You sent these aaaages ago and I only just discovered them. Sorry for the delay!
Now, keep in mind I have a multitude of aesthetics, many of which are impossible to find anything like, or difficult to make work for street wear, but…
1) what fictional characters have inspired your aesthetic
I know there are probably more, but all I can think of right now is Daenerys Targaryen, the girls from Picnic at Hanging Rock, and just general witch/wizard aesthetic.

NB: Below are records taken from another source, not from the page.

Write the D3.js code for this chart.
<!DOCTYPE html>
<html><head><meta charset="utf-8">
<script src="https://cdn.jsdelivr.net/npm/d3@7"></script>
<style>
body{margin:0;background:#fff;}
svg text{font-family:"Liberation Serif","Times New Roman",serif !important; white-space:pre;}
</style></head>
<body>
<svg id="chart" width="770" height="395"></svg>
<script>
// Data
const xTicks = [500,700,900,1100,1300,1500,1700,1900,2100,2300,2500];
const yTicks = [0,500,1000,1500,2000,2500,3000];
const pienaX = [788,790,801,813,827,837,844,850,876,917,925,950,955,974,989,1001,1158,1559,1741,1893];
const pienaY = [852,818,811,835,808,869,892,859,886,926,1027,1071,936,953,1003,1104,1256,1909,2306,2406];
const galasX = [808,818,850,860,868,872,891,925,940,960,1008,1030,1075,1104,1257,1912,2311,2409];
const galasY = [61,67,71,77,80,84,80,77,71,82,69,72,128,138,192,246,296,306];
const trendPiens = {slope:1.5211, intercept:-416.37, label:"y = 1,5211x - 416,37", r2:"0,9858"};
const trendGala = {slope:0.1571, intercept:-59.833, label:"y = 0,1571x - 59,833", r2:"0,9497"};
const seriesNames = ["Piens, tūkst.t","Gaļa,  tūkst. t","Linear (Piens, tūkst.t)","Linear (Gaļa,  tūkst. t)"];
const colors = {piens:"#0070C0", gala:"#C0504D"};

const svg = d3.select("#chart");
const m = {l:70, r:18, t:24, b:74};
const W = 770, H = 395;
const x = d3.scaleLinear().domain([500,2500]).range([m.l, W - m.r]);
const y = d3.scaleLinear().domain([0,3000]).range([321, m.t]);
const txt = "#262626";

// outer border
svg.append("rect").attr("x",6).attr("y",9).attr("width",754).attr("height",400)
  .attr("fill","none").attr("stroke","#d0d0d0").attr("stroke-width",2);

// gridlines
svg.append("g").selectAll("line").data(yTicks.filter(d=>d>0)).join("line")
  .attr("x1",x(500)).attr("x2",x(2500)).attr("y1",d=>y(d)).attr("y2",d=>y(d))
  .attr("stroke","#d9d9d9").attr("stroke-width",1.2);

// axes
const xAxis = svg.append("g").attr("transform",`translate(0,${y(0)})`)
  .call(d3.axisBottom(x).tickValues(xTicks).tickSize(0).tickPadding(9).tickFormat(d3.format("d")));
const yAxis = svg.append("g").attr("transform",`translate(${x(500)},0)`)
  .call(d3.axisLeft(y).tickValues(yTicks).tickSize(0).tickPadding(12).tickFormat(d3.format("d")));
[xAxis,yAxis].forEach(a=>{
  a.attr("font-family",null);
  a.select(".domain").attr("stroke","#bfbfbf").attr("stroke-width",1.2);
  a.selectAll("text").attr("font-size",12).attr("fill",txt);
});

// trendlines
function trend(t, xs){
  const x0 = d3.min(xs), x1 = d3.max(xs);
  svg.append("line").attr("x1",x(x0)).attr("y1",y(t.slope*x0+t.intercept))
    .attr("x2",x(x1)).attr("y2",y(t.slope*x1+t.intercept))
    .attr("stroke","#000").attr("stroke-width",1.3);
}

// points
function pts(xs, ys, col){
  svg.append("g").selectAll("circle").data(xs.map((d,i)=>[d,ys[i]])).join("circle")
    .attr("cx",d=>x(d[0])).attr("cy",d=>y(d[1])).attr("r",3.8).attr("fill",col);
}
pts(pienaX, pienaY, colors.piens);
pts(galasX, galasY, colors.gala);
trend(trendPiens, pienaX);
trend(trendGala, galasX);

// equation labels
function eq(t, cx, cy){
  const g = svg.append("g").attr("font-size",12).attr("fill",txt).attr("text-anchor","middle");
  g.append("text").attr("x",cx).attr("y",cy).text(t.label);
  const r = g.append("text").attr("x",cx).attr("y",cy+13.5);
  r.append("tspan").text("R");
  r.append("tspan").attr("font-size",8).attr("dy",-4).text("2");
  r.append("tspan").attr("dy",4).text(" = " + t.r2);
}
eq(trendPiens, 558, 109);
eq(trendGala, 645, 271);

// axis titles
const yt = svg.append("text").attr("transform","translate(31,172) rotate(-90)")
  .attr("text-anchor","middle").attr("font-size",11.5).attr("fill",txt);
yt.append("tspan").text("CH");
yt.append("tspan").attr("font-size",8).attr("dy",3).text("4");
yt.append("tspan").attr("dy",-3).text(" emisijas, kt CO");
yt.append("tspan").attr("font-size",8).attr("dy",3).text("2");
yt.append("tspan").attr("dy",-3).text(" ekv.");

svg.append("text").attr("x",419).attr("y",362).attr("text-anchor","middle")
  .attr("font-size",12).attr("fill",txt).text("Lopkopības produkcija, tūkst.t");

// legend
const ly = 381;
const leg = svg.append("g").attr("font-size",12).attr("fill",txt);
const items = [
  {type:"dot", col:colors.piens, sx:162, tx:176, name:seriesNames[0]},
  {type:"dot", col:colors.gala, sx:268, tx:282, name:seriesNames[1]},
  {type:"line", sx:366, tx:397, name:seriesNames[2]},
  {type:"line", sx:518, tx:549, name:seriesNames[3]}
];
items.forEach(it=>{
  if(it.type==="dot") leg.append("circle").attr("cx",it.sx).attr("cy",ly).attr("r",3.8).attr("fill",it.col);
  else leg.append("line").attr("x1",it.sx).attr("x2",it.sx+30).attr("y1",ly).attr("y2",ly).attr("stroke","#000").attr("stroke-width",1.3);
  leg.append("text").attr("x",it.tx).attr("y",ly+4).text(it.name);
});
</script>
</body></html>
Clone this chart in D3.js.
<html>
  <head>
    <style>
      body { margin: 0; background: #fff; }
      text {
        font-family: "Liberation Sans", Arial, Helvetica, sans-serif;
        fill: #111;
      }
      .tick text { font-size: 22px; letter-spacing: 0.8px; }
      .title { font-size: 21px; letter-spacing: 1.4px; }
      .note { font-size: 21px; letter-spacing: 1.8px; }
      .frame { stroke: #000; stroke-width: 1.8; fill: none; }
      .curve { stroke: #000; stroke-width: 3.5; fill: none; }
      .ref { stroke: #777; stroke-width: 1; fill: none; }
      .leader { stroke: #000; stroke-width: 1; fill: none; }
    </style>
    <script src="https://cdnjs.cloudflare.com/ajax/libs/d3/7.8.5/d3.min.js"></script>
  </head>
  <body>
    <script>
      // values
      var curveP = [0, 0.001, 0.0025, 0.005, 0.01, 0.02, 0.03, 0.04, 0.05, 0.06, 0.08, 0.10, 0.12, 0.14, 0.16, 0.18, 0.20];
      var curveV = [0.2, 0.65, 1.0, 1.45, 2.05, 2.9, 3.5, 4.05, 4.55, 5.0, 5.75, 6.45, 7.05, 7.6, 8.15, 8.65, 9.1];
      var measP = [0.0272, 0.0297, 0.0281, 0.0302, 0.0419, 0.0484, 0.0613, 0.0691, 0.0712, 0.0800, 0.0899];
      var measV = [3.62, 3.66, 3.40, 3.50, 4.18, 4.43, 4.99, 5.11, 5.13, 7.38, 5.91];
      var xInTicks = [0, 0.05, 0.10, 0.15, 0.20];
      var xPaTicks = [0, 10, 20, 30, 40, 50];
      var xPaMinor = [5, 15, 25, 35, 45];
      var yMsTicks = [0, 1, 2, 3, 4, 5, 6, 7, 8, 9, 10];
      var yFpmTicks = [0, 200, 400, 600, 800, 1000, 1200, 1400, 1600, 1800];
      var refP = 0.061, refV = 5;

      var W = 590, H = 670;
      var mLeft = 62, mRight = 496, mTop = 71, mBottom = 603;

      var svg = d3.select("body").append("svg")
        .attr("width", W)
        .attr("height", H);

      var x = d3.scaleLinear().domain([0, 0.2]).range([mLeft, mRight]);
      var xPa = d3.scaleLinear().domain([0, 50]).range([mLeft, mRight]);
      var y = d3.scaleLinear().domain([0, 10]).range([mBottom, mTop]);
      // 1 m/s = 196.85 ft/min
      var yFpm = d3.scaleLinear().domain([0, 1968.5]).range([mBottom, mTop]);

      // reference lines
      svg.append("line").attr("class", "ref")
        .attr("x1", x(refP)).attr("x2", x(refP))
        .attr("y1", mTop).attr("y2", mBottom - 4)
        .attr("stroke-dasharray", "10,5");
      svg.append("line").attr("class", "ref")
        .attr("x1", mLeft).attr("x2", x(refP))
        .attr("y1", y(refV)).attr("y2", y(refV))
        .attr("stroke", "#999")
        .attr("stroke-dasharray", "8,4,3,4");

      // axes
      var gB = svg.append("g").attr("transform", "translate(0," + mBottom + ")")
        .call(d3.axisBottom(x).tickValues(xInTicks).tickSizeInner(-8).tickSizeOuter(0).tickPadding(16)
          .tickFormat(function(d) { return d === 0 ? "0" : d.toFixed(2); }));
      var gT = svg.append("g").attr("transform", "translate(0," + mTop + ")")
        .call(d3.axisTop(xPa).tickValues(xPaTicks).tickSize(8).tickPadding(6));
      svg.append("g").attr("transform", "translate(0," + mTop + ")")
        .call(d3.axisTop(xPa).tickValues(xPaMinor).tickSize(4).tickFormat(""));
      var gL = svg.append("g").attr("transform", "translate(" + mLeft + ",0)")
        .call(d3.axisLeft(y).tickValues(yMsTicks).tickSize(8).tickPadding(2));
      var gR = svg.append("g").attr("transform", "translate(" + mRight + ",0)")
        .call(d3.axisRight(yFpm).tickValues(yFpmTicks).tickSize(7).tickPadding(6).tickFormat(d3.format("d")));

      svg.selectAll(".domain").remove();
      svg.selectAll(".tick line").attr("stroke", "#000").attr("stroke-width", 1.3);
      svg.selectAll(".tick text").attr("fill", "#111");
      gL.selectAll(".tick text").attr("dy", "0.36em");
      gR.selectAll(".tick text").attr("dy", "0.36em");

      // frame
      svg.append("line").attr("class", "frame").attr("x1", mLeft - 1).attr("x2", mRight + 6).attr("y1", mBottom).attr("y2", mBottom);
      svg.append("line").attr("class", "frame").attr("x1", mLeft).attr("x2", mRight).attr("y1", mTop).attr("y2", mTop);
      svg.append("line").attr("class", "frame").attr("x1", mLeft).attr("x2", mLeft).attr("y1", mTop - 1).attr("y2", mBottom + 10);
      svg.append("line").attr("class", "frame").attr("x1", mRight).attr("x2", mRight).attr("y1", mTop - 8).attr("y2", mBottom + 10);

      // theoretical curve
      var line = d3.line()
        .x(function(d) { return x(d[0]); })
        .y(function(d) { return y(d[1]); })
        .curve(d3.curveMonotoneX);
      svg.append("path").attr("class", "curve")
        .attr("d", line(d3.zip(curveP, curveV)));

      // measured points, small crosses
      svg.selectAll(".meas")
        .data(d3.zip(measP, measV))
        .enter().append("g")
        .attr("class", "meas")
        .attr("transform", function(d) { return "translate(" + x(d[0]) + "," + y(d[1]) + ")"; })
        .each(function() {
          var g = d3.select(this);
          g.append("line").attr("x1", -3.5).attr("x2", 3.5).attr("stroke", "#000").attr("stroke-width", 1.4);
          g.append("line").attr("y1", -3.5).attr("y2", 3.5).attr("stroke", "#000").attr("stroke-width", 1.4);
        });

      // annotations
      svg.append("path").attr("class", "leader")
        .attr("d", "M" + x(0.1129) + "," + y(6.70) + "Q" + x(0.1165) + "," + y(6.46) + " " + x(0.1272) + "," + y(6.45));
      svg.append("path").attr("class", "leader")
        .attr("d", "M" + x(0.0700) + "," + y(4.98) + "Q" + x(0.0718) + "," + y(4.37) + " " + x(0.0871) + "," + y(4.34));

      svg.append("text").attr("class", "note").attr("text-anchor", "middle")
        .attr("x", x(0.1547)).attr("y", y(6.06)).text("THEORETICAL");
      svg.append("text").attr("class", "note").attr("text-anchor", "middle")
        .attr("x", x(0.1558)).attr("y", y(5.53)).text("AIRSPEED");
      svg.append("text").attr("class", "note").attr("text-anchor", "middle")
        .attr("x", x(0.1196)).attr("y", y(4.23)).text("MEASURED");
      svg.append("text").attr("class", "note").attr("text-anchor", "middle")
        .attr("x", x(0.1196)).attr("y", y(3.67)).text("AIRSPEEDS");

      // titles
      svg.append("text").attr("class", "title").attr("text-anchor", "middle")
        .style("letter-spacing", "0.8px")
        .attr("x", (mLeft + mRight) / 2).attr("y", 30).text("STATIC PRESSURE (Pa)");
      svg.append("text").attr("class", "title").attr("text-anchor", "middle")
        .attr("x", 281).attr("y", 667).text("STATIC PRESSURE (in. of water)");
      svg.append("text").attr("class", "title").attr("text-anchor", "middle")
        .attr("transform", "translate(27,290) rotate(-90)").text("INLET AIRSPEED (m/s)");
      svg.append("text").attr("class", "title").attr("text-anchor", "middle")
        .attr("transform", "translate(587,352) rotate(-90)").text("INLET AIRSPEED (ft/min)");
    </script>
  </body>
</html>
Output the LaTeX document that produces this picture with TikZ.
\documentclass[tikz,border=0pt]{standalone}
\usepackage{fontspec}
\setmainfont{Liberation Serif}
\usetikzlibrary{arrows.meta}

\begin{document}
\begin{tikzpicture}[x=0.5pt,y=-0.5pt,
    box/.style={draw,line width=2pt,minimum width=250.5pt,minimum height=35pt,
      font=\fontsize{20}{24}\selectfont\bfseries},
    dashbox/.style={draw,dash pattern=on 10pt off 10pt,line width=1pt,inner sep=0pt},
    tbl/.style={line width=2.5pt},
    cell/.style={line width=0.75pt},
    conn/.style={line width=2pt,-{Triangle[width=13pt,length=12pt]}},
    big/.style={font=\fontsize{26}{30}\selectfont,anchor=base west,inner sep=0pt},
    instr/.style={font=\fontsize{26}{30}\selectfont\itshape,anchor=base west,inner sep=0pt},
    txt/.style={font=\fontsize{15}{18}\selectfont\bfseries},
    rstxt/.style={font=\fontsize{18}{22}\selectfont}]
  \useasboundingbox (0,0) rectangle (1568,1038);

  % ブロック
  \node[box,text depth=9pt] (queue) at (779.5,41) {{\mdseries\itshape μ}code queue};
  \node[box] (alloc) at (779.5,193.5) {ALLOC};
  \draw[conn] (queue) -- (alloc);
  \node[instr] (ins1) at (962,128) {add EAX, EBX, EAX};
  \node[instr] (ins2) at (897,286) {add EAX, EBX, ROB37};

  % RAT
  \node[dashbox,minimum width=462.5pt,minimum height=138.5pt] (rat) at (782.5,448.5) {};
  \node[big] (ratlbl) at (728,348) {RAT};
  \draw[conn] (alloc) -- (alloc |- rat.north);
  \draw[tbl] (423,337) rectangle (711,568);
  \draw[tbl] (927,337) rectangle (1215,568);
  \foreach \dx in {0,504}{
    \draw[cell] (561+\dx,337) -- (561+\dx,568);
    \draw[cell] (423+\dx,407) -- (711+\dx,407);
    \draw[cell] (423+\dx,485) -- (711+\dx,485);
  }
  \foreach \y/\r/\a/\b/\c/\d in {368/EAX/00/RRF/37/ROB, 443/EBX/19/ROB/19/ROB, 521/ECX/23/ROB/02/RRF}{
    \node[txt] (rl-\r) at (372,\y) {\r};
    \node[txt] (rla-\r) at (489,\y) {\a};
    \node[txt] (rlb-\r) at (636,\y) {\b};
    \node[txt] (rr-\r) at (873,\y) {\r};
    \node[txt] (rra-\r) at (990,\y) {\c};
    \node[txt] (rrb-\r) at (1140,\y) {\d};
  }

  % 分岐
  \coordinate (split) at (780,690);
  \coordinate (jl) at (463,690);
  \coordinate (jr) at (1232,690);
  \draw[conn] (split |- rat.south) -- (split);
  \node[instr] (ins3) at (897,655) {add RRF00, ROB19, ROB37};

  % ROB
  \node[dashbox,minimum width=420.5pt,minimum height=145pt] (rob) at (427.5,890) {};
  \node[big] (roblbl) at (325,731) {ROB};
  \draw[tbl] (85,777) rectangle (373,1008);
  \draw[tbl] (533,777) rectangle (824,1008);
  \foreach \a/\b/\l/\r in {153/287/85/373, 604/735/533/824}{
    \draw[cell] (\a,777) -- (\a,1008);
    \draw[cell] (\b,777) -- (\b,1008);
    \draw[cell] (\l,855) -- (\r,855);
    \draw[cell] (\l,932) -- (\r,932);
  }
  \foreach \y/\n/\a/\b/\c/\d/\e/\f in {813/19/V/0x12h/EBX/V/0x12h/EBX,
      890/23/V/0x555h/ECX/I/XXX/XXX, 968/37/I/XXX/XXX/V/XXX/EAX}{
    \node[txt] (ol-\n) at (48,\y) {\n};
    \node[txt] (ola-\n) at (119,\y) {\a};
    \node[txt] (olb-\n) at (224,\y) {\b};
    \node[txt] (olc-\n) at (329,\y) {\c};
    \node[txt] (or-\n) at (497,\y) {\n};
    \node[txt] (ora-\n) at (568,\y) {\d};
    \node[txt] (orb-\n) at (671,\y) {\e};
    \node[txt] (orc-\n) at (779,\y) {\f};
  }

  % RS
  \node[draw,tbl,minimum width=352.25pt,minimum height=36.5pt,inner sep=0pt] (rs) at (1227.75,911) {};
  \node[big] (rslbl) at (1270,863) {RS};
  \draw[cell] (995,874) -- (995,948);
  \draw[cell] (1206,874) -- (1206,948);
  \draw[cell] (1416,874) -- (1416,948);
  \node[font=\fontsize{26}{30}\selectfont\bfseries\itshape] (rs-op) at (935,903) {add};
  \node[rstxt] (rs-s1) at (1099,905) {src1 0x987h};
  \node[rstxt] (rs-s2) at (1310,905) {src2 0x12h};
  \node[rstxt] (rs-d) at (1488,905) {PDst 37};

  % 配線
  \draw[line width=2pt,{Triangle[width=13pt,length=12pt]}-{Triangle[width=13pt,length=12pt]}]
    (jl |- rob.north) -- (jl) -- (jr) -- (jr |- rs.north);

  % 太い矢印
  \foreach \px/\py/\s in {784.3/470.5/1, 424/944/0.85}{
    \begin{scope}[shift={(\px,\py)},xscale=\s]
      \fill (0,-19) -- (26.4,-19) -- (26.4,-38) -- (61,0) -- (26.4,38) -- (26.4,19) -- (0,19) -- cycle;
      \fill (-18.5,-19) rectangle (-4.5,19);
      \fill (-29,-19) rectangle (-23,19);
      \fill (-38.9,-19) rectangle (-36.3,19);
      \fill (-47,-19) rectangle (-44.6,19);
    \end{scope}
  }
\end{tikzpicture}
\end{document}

2) what eras define your aesthetic
Era-wise, ideally I’d like to look like a kid from 90’s/2000s Tokyo street snaps, a Byzantine noble, one of the Romanov sisters, a Minoan or Myceneaen priestess, a cyberpunk background character, or just shrouded in full-out Victorian mourning fashion.
6) what clothing item or accessory is currently the highest on your dream wishlist
Well, I finally got those Minoan bee earrings I’ve been dreaming of, so… a Bape hoodie?